Key concerns include:
- unclear contractual status of APIs
- lack of transparency on what is affected
- potential disruption to existing integrations
- uncertainty around future pricing models
- restrictions on AI-driven integrations
One line in particular stands out:
Restrictions on using APIs with generative or autonomous AI systems unless within SAP-endorsed architectures.
That changes the game.
The Real Issue: Innovation Boundaries
For many CIOs, APIs are not just integration tools.
They are the foundation of AI strategy.
They enable:
- extracting ERP data into data platforms
- feeding models outside SAP
- orchestrating workflows across ecosystems
- experimenting with new AI capabilities
Restrict that access, and you don’t just protect systems.
You shape where innovation can happen.
SAP’s Position (And Why It Exists)
Let’s be fair.
SAP is trying to solve real problems:
- uncontrolled data extraction
- fragile custom integrations
- support complexity
- performance risks
- security exposure
And now:
- AI agents making unpredictable API calls
- large-scale data scraping
- uncontrolled replication into external platforms
From SAP’s perspective, this is not theoretical risk.
It’s operational reality.
Where the Tension Lies
Customers are not asking for chaos.
They are asking for:
- clarity
- predictability
- contractual certainty
- transition paths
- architectural flexibility
Especially in a world where many have already invested in:
- Snowflake
- Databricks
- Azure / AWS ecosystems
- third-party AI platforms
The concern is simple:
Will SAP enable those strategies — or constrain them?
The AI Angle Changes Everything
This policy lands at the worst possible time.

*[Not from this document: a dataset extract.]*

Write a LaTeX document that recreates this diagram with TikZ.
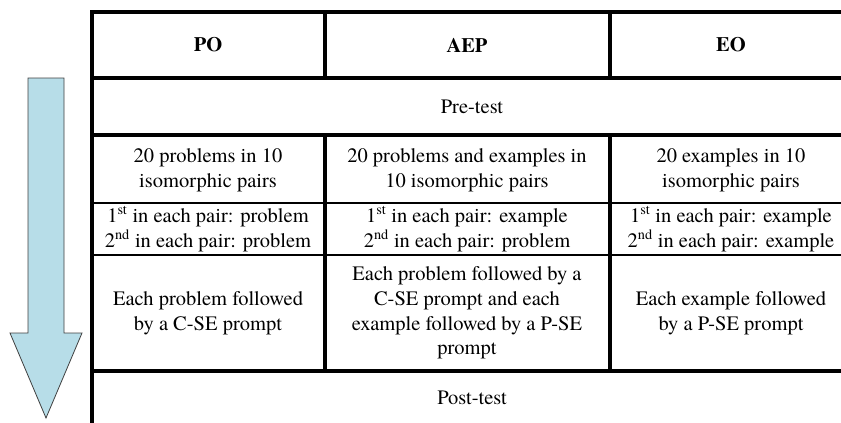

Right when organisations are:
- experimenting with AI
- building pilots
- testing integrations
- exploring orchestration
Now they are being told:
Some of those approaches may not be allowed.
Or may only be allowed inside SAP-defined pathways.
That introduces:
- legal risk
- architectural risk
- investment uncertainty
The Pragmatic CIO View
This is not about choosing sides.
It’s about understanding reality.
SAP is moving toward:
controlled ecosystems with defined integration paths
Customers are moving toward:
open architectures with flexible AI integration
Those two models can coexist.
But only if SAP provides:
- clear API definitions
- stable contracts
- transparent pricing
- supported integration patterns
- realistic transition periods
The Uncomfortable Truth
Enterprise platforms win on trust.
Not just capability.
If customers feel:
- constrained
- unclear
- exposed to future pricing risk
- forced into specific architectures
They will adapt.
Not necessarily by leaving SAP.
But by building around it instead of through it.
Final Thought
This policy is not the problem.
Lack of clarity around it is.
In the age of AI, APIs are no longer technical plumbing.
They are strategic control points.
And whoever controls them shapes the future architecture.